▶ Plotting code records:
## START

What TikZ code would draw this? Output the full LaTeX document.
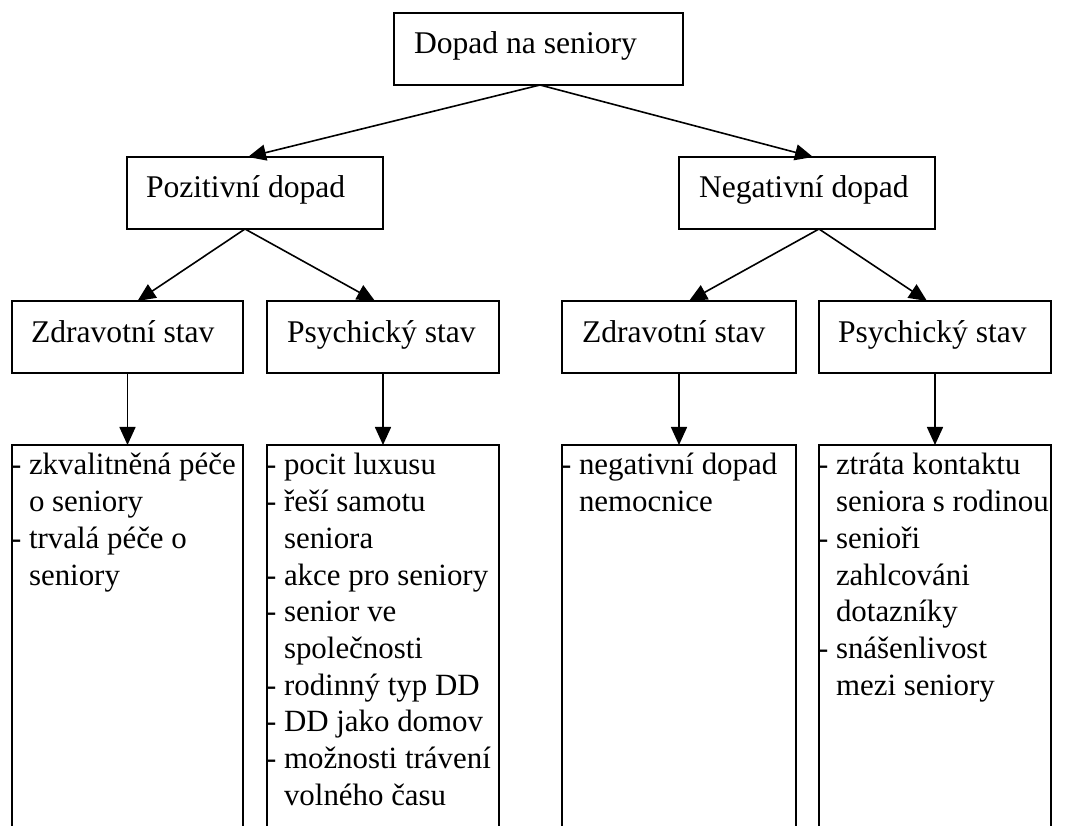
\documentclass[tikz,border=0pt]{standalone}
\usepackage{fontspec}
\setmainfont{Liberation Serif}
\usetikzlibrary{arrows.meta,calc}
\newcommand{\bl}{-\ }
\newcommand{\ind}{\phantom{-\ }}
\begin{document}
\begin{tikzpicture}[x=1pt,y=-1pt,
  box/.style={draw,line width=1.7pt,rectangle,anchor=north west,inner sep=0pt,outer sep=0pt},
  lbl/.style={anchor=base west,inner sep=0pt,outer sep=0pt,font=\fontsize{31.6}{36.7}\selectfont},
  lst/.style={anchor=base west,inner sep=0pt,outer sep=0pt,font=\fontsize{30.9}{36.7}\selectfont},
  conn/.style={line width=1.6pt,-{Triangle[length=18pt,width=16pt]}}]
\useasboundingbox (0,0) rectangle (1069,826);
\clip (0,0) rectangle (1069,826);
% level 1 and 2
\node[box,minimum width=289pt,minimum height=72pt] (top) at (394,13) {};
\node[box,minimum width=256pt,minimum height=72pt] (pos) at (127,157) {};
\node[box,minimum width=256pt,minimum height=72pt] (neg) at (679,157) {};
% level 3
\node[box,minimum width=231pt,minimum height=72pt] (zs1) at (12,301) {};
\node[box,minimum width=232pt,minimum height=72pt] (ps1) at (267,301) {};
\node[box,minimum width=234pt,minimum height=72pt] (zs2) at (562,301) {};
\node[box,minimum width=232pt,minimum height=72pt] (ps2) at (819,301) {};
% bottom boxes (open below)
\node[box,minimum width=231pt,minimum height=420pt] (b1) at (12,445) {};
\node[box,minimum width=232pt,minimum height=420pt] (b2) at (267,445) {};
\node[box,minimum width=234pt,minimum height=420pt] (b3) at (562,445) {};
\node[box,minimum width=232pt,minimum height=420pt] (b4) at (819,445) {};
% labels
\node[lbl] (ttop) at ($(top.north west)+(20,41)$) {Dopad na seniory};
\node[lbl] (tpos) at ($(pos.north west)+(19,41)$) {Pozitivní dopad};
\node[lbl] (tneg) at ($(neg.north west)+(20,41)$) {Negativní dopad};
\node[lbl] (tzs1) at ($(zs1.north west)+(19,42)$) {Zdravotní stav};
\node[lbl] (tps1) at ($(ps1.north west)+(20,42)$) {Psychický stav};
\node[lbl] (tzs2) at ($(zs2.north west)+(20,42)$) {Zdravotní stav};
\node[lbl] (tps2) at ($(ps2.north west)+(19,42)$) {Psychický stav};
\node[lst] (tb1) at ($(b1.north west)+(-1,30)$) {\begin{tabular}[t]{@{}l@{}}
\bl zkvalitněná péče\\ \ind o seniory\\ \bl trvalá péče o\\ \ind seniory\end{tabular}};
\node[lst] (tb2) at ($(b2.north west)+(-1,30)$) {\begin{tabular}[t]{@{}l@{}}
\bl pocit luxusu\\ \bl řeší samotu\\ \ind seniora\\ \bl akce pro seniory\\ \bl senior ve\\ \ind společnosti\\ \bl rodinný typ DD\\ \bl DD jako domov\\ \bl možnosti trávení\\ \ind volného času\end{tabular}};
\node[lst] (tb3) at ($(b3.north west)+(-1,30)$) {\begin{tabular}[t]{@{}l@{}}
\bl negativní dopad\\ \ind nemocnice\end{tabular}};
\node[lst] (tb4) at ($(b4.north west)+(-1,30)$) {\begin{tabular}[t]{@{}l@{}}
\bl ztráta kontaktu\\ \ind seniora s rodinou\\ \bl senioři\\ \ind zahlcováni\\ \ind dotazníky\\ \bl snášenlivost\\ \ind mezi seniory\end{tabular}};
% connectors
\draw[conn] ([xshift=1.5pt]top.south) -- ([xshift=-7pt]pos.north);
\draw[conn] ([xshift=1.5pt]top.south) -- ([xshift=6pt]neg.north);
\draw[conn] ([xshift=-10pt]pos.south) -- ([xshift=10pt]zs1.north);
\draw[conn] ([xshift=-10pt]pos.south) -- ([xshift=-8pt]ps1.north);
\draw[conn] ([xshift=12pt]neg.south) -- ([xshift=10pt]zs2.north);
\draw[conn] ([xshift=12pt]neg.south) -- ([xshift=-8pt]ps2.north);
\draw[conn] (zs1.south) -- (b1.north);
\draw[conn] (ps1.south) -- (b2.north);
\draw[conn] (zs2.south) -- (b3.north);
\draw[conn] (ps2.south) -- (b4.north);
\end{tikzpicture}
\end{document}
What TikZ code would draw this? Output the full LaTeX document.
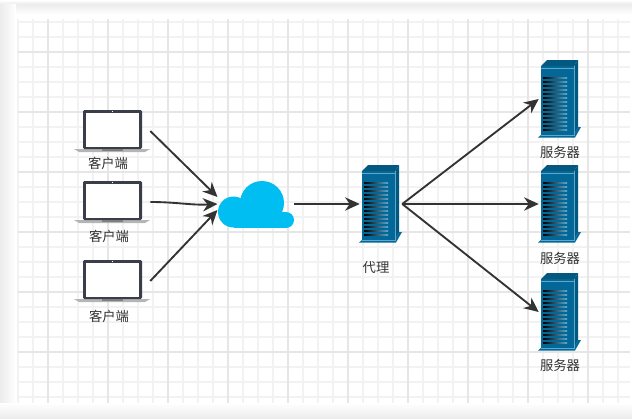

## END

Omit every picture, then repeat the remaining data exactly as it appears above.

What TikZ code would draw this? Output the full LaTeX document.
\documentclass[tikz,border=0pt]{standalone}
\usepackage{fontspec}
\setmainfont{Liberation Serif}
\usetikzlibrary{arrows.meta,calc}
\newcommand{\bl}{-\ }
\newcommand{\ind}{\phantom{-\ }}
\begin{document}
\begin{tikzpicture}[x=1pt,y=-1pt,
  box/.style={draw,line width=1.7pt,rectangle,anchor=north west,inner sep=0pt,outer sep=0pt},
  lbl/.style={anchor=base west,inner sep=0pt,outer sep=0pt,font=\fontsize{31.6}{36.7}\selectfont},
  lst/.style={anchor=base west,inner sep=0pt,outer sep=0pt,font=\fontsize{30.9}{36.7}\selectfont},
  conn/.style={line width=1.6pt,-{Triangle[length=18pt,width=16pt]}}]
\useasboundingbox (0,0) rectangle (1069,826);
\clip (0,0) rectangle (1069,826);
% level 1 and 2
\node[box,minimum width=289pt,minimum height=72pt] (top) at (394,13) {};
\node[box,minimum width=256pt,minimum height=72pt] (pos) at (127,157) {};
\node[box,minimum width=256pt,minimum height=72pt] (neg) at (679,157) {};
% level 3
\node[box,minimum width=231pt,minimum height=72pt] (zs1) at (12,301) {};
\node[box,minimum width=232pt,minimum height=72pt] (ps1) at (267,301) {};
\node[box,minimum width=234pt,minimum height=72pt] (zs2) at (562,301) {};
\node[box,minimum width=232pt,minimum height=72pt] (ps2) at (819,301) {};
% bottom boxes (open below)
\node[box,minimum width=231pt,minimum height=420pt] (b1) at (12,445) {};
\node[box,minimum width=232pt,minimum height=420pt] (b2) at (267,445) {};
\node[box,minimum width=234pt,minimum height=420pt] (b3) at (562,445) {};
\node[box,minimum width=232pt,minimum height=420pt] (b4) at (819,445) {};
% labels
\node[lbl] (ttop) at ($(top.north west)+(20,41)$) {Dopad na seniory};
\node[lbl] (tpos) at ($(pos.north west)+(19,41)$) {Pozitivní dopad};
\node[lbl] (tneg) at ($(neg.north west)+(20,41)$) {Negativní dopad};
\node[lbl] (tzs1) at ($(zs1.north west)+(19,42)$) {Zdravotní stav};
\node[lbl] (tps1) at ($(ps1.north west)+(20,42)$) {Psychický stav};
\node[lbl] (tzs2) at ($(zs2.north west)+(20,42)$) {Zdravotní stav};
\node[lbl] (tps2) at ($(ps2.north west)+(19,42)$) {Psychický stav};
\node[lst] (tb1) at ($(b1.north west)+(-1,30)$) {\begin{tabular}[t]{@{}l@{}}
\bl zkvalitněná péče\\ \ind o seniory\\ \bl trvalá péče o\\ \ind seniory\end{tabular}};
\node[lst] (tb2) at ($(b2.north west)+(-1,30)$) {\begin{tabular}[t]{@{}l@{}}
\bl pocit luxusu\\ \bl řeší samotu\\ \ind seniora\\ \bl akce pro seniory\\ \bl senior ve\\ \ind společnosti\\ \bl rodinný typ DD\\ \bl DD jako domov\\ \bl možnosti trávení\\ \ind volného času\end{tabular}};
\node[lst] (tb3) at ($(b3.north west)+(-1,30)$) {\begin{tabular}[t]{@{}l@{}}
\bl negativní dopad\\ \ind nemocnice\end{tabular}};
\node[lst] (tb4) at ($(b4.north west)+(-1,30)$) {\begin{tabular}[t]{@{}l@{}}
\bl ztráta kontaktu\\ \ind seniora s rodinou\\ \bl senioři\\ \ind zahlcováni\\ \ind dotazníky\\ \bl snášenlivost\\ \ind mezi seniory\end{tabular}};
% connectors
\draw[conn] ([xshift=1.5pt]top.south) -- ([xshift=-7pt]pos.north);
\draw[conn] ([xshift=1.5pt]top.south) -- ([xshift=6pt]neg.north);
\draw[conn] ([xshift=-10pt]pos.south) -- ([xshift=10pt]zs1.north);
\draw[conn] ([xshift=-10pt]pos.south) -- ([xshift=-8pt]ps1.north);
\draw[conn] ([xshift=12pt]neg.south) -- ([xshift=10pt]zs2.north);
\draw[conn] ([xshift=12pt]neg.south) -- ([xshift=-8pt]ps2.north);
\draw[conn] (zs1.south) -- (b1.north);
\draw[conn] (ps1.south) -- (b2.north);
\draw[conn] (zs2.south) -- (b3.north);
\draw[conn] (ps2.south) -- (b4.north);
\end{tikzpicture}
\end{document}
What TikZ code would draw this? Output the full LaTeX document.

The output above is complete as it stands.